# START OF Provided material

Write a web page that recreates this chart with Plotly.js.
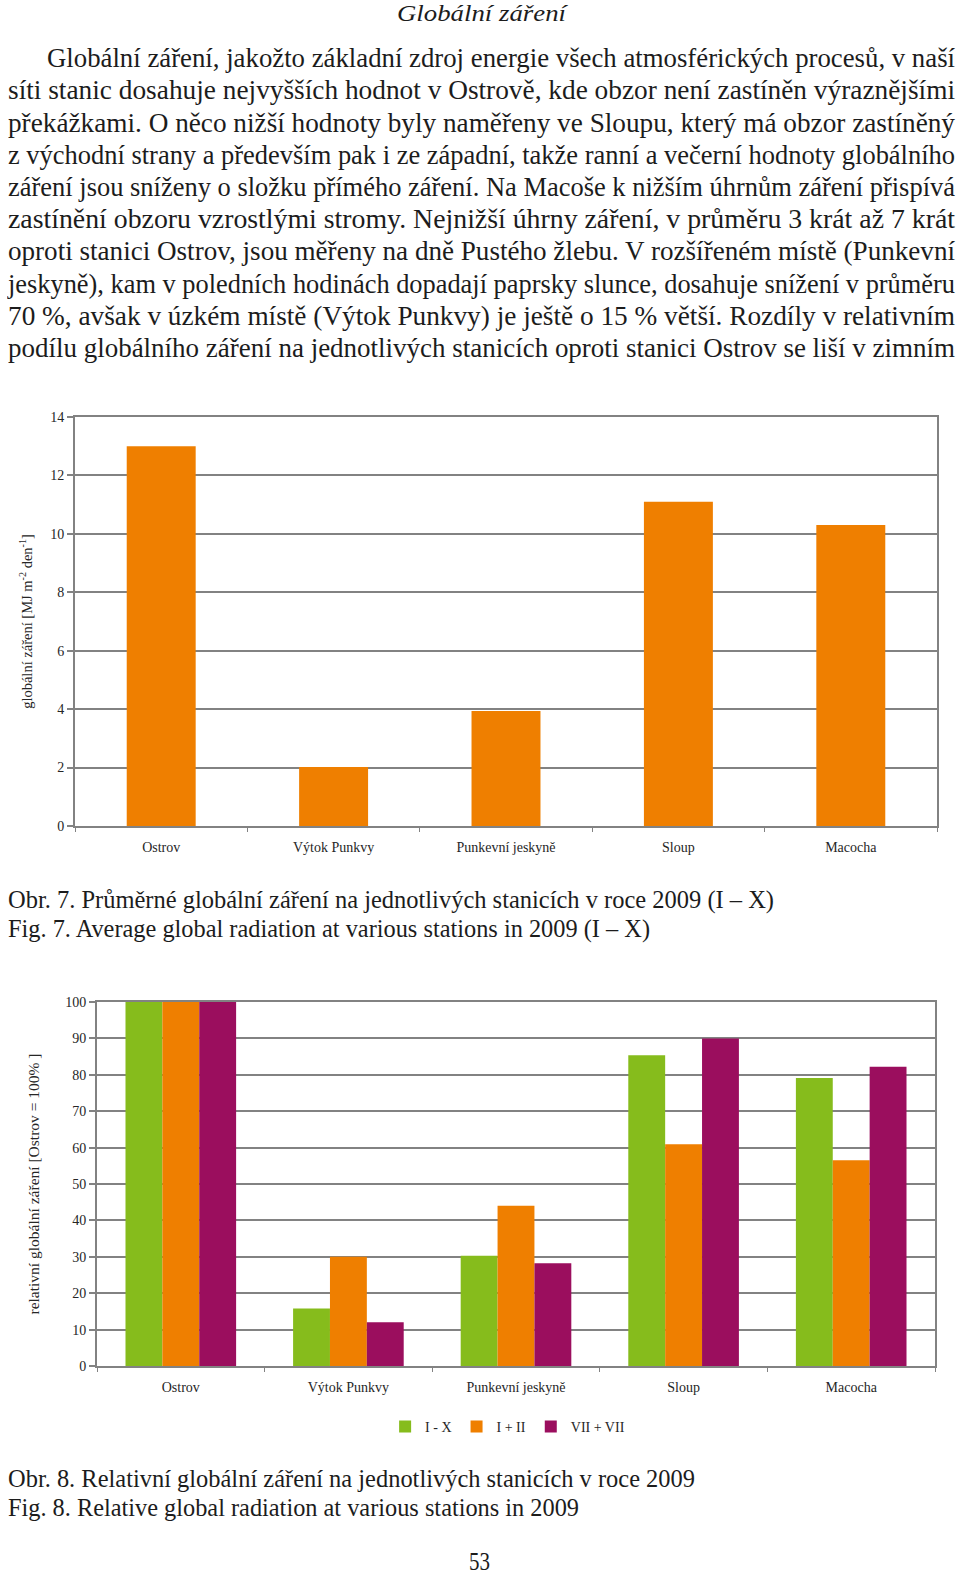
<!DOCTYPE html>
<html>
<head>
<meta charset="utf-8">
<script src="https://cdn.plot.ly/plotly-3.0.1.min.js"></script>
<style>
html,body{margin:0;padding:0;background:#fff;}
body{width:960px;height:1576px;position:relative;overflow:hidden;font-family:"Liberation Serif","Times New Roman",serif;color:#1c1c1c;}
.ln{position:absolute;white-space:nowrap;transform-origin:0 0;line-height:1.15;display:inline-block;}
.chart{position:absolute;left:0;}
</style>
</head>
<body>
<div id="c1" class="chart" style="top:380px;width:960px;height:500px;"></div>
<div id="c2" class="chart" style="top:960px;width:960px;height:520px;"></div>
<script>
// ---- data ----
const categories = ['Ostrov', 'Výtok Punkvy', 'Punkevní jeskyně', 'Sloup', 'Macocha'];
const avgRadiation = [13.0, 2.02, 3.94, 11.1, 10.3];          // MJ m-2 den-1, I–X 2009
const relIX = [100, 15.8, 30.3, 85.4, 79.1];                   // I - X
const relIII = [100, 30.0, 44.0, 60.9, 56.5];                  // I + II
const relVIIVIII = [100, 12.0, 28.2, 90.0, 82.2];              // VII + VIII
const seriesNames = ['I - X', 'I + II', 'VII + VII'];
const yTicks1 = [0, 2, 4, 6, 8, 10, 12, 14];
const yTicks2 = [0, 10, 20, 30, 40, 50, 60, 70, 80, 90, 100];

const pageTitle = 'Globální záření';
const bodyLines = [
 'Globální záření, jakožto základní zdroj energie všech atmosférických procesů, v naší',
 'síti stanic dosahuje nejvyšších hodnot v Ostrově, kde obzor není zastíněn výraznějšími',
 'překážkami. O něco nižší hodnoty byly naměřeny ve Sloupu, který má obzor zastíněný',
 'z východní strany a především pak i ze západní, takže ranní a večerní hodnoty globálního',
 'záření jsou sníženy o složku přímého záření. Na Macoše k nižším úhrnům záření přispívá',
 'zastínění obzoru vzrostlými stromy. Nejnižší úhrny záření, v průměru 3 krát až 7 krát',
 'oproti stanici Ostrov, jsou měřeny na dně Pustého žlebu. V rozšířeném místě (Punkevní',
 'jeskyně), kam v poledních hodinách dopadají paprsky slunce, dosahuje snížení v průměru',
 '70 %, avšak v úzkém místě (Výtok Punkvy) je ještě o 15 % větší. Rozdíly v relativním',
 'podílu globálního záření na jednotlivých stanicích oproti stanici Ostrov se liší v zimním'
];
const captions = [
 'Obr. 7. Průměrné globální záření na jednotlivých stanicích v roce 2009 (I – X)',
 'Fig. 7. Average global radiation at various stations in 2009 (I – X)',
 'Obr. 8. Relativní globální záření na jednotlivých stanicích v roce 2009',
 'Fig. 8. Relative global radiation at various stations in 2009'
];
const pageNumber = '53';
const yTitle1 = 'globální záření [MJ m<sup>-2</sup> den<sup>-1</sup>]';
const yTitle2 = 'relativní globální záření [Ostrov = 100% ]';

// ---- page text ----
function addLine(text, x, cy, size, width, italic) {
  const s = document.createElement('span');
  s.className = 'ln';
  s.textContent = text;
  s.style.fontSize = size + 'px';
  s.style.left = x + 'px';
  s.style.top = (cy - size * 0.575) + 'px';
  if (italic) s.style.fontStyle = 'italic';
  document.body.appendChild(s);
  s._w = width;
  return s;
}
const spans = [];
spans.push(addLine(pageTitle, 397, 14, 24, 169, true));
bodyLines.forEach((t, i) => {
  const x = i === 0 ? 47 : 8;
  spans.push(addLine(t, x, 58.3 + 32.2 * i, 28, 955 - x, false));
});
spans.push(addLine(captions[0], 8, 900, 25, 766, false));
spans.push(addLine(captions[1], 8, 929, 25, 642, false));
spans.push(addLine(captions[2], 8, 1479, 25, 687, false));
spans.push(addLine(captions[3], 8, 1508, 25, 571, false));
spans.push(addLine(pageNumber, 469, 1562, 25, 21, false));

function fit() {
  spans.forEach(s => {
    s.style.transform = 'none';
    const w = s.getBoundingClientRect().width;
    if (w > 0) s.style.transform = 'scaleX(' + (s._w / w) + ')';
  });
}
fit();
if (document.fonts && document.fonts.ready) document.fonts.ready.then(fit);

// ---- charts ----
const gridCol = '#828282';
const tickFont = {family: 'Liberation Serif, serif', size: 14, color: '#262626'};
const orange = '#EF7F00';
const green = '#86BC1C';
const purple = '#9B0E5E';

const xBase = {
  showline: true, linecolor: gridCol, linewidth: 2, mirror: true,
  ticks: 'outside', tickson: 'boundaries', ticklen: 4, tickcolor: gridCol, tickwidth: 1,
  showgrid: false, tickfont: tickFont, ticklabelstandoff: 7, fixedrange: true
};
function yBase(range, vals, title, standoff, tsize) {
  return {
    range: range, tickvals: vals, showgrid: true, gridcolor: gridCol, gridwidth: 2,
    showline: true, linecolor: gridCol, linewidth: 2, mirror: true, zeroline: false,
    ticks: 'outside', ticklen: 6, tickcolor: gridCol, tickwidth: 2, tickfont: tickFont,
    title: {text: title, font: {family: 'Liberation Serif, serif', size: tsize, color: '#262626'}, standoff: standoff},
    fixedrange: true
  };
}

Plotly.newPlot('c1', [{
  type: 'bar', x: categories, y: avgRadiation, marker: {color: orange}, hoverinfo: 'none'
}], {
  width: 960, height: 500,
  margin: {l: 75, r: 23, t: 37, b: 54},
  paper_bgcolor: 'rgba(0,0,0,0)', plot_bgcolor: '#fff',
  bargap: 0.6, showlegend: false,
  xaxis: xBase,
  yaxis: yBase([0, 14], yTicks1, yTitle1, 14, 14.5)
}, {displayModeBar: false, staticPlot: true});

Plotly.newPlot('c2', [
  {type: 'bar', name: seriesNames[0], x: categories, y: relIX, marker: {color: green}, hoverinfo: 'none'},
  {type: 'bar', name: seriesNames[1], x: categories, y: relIII, marker: {color: orange}, hoverinfo: 'none'},
  {type: 'bar', name: seriesNames[2], x: categories, y: relVIIVIII, marker: {color: purple}, hoverinfo: 'none'}
], {
  width: 960, height: 520,
  margin: {l: 97, r: 25, t: 42, b: 114},
  paper_bgcolor: 'rgba(0,0,0,0)', plot_bgcolor: '#fff',
  barmode: 'group', bargap: 0.34, bargroupgap: 0,
  showlegend: true,
  legend: {orientation: 'h', x: 0.49, xanchor: 'center', y: -0.167, yanchor: 'middle',
           font: {family: 'Liberation Serif, serif', size: 14, color: '#262626'},
           itemwidth: 30, traceorder: 'normal', bgcolor: 'rgba(0,0,0,0)'},
  xaxis: xBase,
  yaxis: yBase([0, 100], yTicks2, yTitle2, 22, 15.5)
}, {displayModeBar: false, staticPlot: true});
</script>
</body>
</html>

# END OF Provided material

Reproduce the whole listing above word for word, but not its pictures.

Result below.
Write a web page that recreates this chart with Plotly.js.
<!DOCTYPE html>
<html>
<head>
<meta charset="utf-8">
<script src="https://cdn.plot.ly/plotly-3.0.1.min.js"></script>
<style>
html,body{margin:0;padding:0;background:#fff;}
body{width:960px;height:1576px;position:relative;overflow:hidden;font-family:"Liberation Serif","Times New Roman",serif;color:#1c1c1c;}
.ln{position:absolute;white-space:nowrap;transform-origin:0 0;line-height:1.15;display:inline-block;}
.chart{position:absolute;left:0;}
</style>
</head>
<body>
<div id="c1" class="chart" style="top:380px;width:960px;height:500px;"></div>
<div id="c2" class="chart" style="top:960px;width:960px;height:520px;"></div>
<script>
// ---- data ----
const categories = ['Ostrov', 'Výtok Punkvy', 'Punkevní jeskyně', 'Sloup', 'Macocha'];
const avgRadiation = [13.0, 2.02, 3.94, 11.1, 10.3];          // MJ m-2 den-1, I–X 2009
const relIX = [100, 15.8, 30.3, 85.4, 79.1];                   // I - X
const relIII = [100, 30.0, 44.0, 60.9, 56.5];                  // I + II
const relVIIVIII = [100, 12.0, 28.2, 90.0, 82.2];              // VII + VIII
const seriesNames = ['I - X', 'I + II', 'VII + VII'];
const yTicks1 = [0, 2, 4, 6, 8, 10, 12, 14];
const yTicks2 = [0, 10, 20, 30, 40, 50, 60, 70, 80, 90, 100];

const pageTitle = 'Globální záření';
const bodyLines = [
 'Globální záření, jakožto základní zdroj energie všech atmosférických procesů, v naší',
 'síti stanic dosahuje nejvyšších hodnot v Ostrově, kde obzor není zastíněn výraznějšími',
 'překážkami. O něco nižší hodnoty byly naměřeny ve Sloupu, který má obzor zastíněný',
 'z východní strany a především pak i ze západní, takže ranní a večerní hodnoty globálního',
 'záření jsou sníženy o složku přímého záření. Na Macoše k nižším úhrnům záření přispívá',
 'zastínění obzoru vzrostlými stromy. Nejnižší úhrny záření, v průměru 3 krát až 7 krát',
 'oproti stanici Ostrov, jsou měřeny na dně Pustého žlebu. V rozšířeném místě (Punkevní',
 'jeskyně), kam v poledních hodinách dopadají paprsky slunce, dosahuje snížení v průměru',
 '70 %, avšak v úzkém místě (Výtok Punkvy) je ještě o 15 % větší. Rozdíly v relativním',
 'podílu globálního záření na jednotlivých stanicích oproti stanici Ostrov se liší v zimním'
];
const captions = [
 'Obr. 7. Průměrné globální záření na jednotlivých stanicích v roce 2009 (I – X)',
 'Fig. 7. Average global radiation at various stations in 2009 (I – X)',
 'Obr. 8. Relativní globální záření na jednotlivých stanicích v roce 2009',
 'Fig. 8. Relative global radiation at various stations in 2009'
];
const pageNumber = '53';
const yTitle1 = 'globální záření [MJ m<sup>-2</sup> den<sup>-1</sup>]';
const yTitle2 = 'relativní globální záření [Ostrov = 100% ]';

// ---- page text ----
function addLine(text, x, cy, size, width, italic) {
  const s = document.createElement('span');
  s.className = 'ln';
  s.textContent = text;
  s.style.fontSize = size + 'px';
  s.style.left = x + 'px';
  s.style.top = (cy - size * 0.575) + 'px';
  if (italic) s.style.fontStyle = 'italic';
  document.body.appendChild(s);
  s._w = width;
  return s;
}
const spans = [];
spans.push(addLine(pageTitle, 397, 14, 24, 169, true));
bodyLines.forEach((t, i) => {
  const x = i === 0 ? 47 : 8;
  spans.push(addLine(t, x, 58.3 + 32.2 * i, 28, 955 - x, false));
});
spans.push(addLine(captions[0], 8, 900, 25, 766, false));
spans.push(addLine(captions[1], 8, 929, 25, 642, false));
spans.push(addLine(captions[2], 8, 1479, 25, 687, false));
spans.push(addLine(captions[3], 8, 1508, 25, 571, false));
spans.push(addLine(pageNumber, 469, 1562, 25, 21, false));

function fit() {
  spans.forEach(s => {
    s.style.transform = 'none';
    const w = s.getBoundingClientRect().width;
    if (w > 0) s.style.transform = 'scaleX(' + (s._w / w) + ')';
  });
}
fit();
if (document.fonts && document.fonts.ready) document.fonts.ready.then(fit);

// ---- charts ----
const gridCol = '#828282';
const tickFont = {family: 'Liberation Serif, serif', size: 14, color: '#262626'};
const orange = '#EF7F00';
const green = '#86BC1C';
const purple = '#9B0E5E';

const xBase = {
  showline: true, linecolor: gridCol, linewidth: 2, mirror: true,
  ticks: 'outside', tickson: 'boundaries', ticklen: 4, tickcolor: gridCol, tickwidth: 1,
  showgrid: false, tickfont: tickFont, ticklabelstandoff: 7, fixedrange: true
};
function yBase(range, vals, title, standoff, tsize) {
  return {
    range: range, tickvals: vals, showgrid: true, gridcolor: gridCol, gridwidth: 2,
    showline: true, linecolor: gridCol, linewidth: 2, mirror: true, zeroline: false,
    ticks: 'outside', ticklen: 6, tickcolor: gridCol, tickwidth: 2, tickfont: tickFont,
    title: {text: title, font: {family: 'Liberation Serif, serif', size: tsize, color: '#262626'}, standoff: standoff},
    fixedrange: true
  };
}

Plotly.newPlot('c1', [{
  type: 'bar', x: categories, y: avgRadiation, marker: {color: orange}, hoverinfo: 'none'
}], {
  width: 960, height: 500,
  margin: {l: 75, r: 23, t: 37, b: 54},
  paper_bgcolor: 'rgba(0,0,0,0)', plot_bgcolor: '#fff',
  bargap: 0.6, showlegend: false,
  xaxis: xBase,
  yaxis: yBase([0, 14], yTicks1, yTitle1, 14, 14.5)
}, {displayModeBar: false, staticPlot: true});

Plotly.newPlot('c2', [
  {type: 'bar', name: seriesNames[0], x: categories, y: relIX, marker: {color: green}, hoverinfo: 'none'},
  {type: 'bar', name: seriesNames[1], x: categories, y: relIII, marker: {color: orange}, hoverinfo: 'none'},
  {type: 'bar', name: seriesNames[2], x: categories, y: relVIIVIII, marker: {color: purple}, hoverinfo: 'none'}
], {
  width: 960, height: 520,
  margin: {l: 97, r: 25, t: 42, b: 114},
  paper_bgcolor: 'rgba(0,0,0,0)', plot_bgcolor: '#fff',
  barmode: 'group', bargap: 0.34, bargroupgap: 0,
  showlegend: true,
  legend: {orientation: 'h', x: 0.49, xanchor: 'center', y: -0.167, yanchor: 'middle',
           font: {family: 'Liberation Serif, serif', size: 14, color: '#262626'},
           itemwidth: 30, traceorder: 'normal', bgcolor: 'rgba(0,0,0,0)'},
  xaxis: xBase,
  yaxis: yBase([0, 100], yTicks2, yTitle2, 22, 15.5)
}, {displayModeBar: false, staticPlot: true});
</script>
</body>
</html>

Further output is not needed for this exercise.